#### Problem
From the first line of the listing below to the line with "import numpy as np", print each line exactly, and nothing more. Leave out the pictures.

#### Data
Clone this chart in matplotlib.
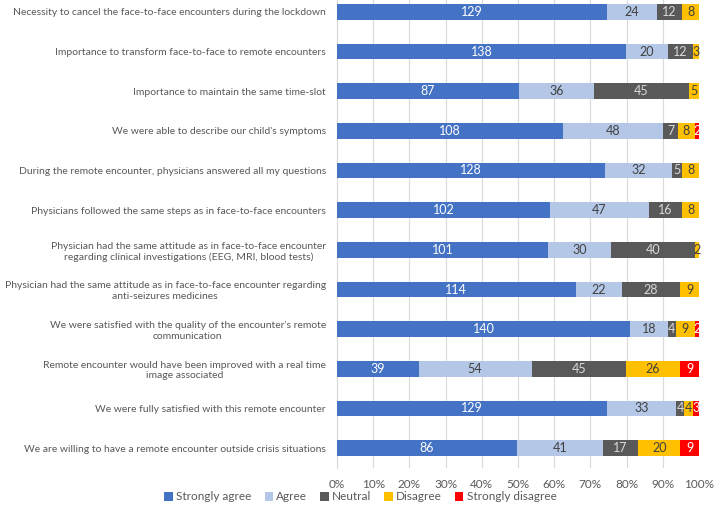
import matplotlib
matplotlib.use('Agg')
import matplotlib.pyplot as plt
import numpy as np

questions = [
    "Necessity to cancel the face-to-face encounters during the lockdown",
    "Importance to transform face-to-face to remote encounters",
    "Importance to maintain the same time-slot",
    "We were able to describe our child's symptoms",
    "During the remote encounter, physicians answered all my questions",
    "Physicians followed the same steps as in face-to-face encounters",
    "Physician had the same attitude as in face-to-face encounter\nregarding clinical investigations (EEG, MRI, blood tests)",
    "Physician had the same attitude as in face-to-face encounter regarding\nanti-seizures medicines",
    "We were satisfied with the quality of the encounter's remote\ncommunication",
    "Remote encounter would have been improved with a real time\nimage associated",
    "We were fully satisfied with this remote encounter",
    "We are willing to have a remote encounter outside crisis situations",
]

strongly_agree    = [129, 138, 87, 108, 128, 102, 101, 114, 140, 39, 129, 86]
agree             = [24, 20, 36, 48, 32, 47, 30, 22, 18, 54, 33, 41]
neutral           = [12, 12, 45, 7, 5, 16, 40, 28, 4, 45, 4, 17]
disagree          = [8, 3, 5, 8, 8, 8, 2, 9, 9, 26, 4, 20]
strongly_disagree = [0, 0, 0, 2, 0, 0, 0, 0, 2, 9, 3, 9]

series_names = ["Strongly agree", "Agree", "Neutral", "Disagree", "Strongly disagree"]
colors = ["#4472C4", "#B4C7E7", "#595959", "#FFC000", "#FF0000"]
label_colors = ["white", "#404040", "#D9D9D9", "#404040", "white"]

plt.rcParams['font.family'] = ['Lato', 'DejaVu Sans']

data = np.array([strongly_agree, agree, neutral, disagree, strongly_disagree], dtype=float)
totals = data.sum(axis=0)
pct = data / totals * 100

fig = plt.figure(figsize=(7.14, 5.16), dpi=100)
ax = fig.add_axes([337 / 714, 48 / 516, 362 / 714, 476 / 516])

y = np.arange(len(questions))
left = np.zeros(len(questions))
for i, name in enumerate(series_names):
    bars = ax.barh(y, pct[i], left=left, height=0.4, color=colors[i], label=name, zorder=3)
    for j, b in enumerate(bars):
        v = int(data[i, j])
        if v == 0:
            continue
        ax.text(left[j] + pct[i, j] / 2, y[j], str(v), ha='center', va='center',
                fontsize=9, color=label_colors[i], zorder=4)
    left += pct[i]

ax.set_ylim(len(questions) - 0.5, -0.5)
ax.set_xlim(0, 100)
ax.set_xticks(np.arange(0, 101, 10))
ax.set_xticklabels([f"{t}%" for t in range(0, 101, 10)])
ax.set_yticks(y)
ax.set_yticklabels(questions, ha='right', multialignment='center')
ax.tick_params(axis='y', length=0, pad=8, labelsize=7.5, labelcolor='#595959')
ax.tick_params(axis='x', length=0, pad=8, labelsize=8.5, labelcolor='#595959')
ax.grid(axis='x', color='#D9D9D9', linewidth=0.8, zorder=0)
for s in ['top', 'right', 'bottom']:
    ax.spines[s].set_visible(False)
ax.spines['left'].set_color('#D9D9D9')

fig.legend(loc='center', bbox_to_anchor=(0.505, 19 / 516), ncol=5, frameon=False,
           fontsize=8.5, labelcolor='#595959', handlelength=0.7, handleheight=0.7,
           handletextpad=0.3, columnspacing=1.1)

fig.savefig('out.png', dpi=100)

#### Task solution
Clone this chart in matplotlib.
import matplotlib
matplotlib.use('Agg')
import matplotlib.pyplot as plt
import numpy as np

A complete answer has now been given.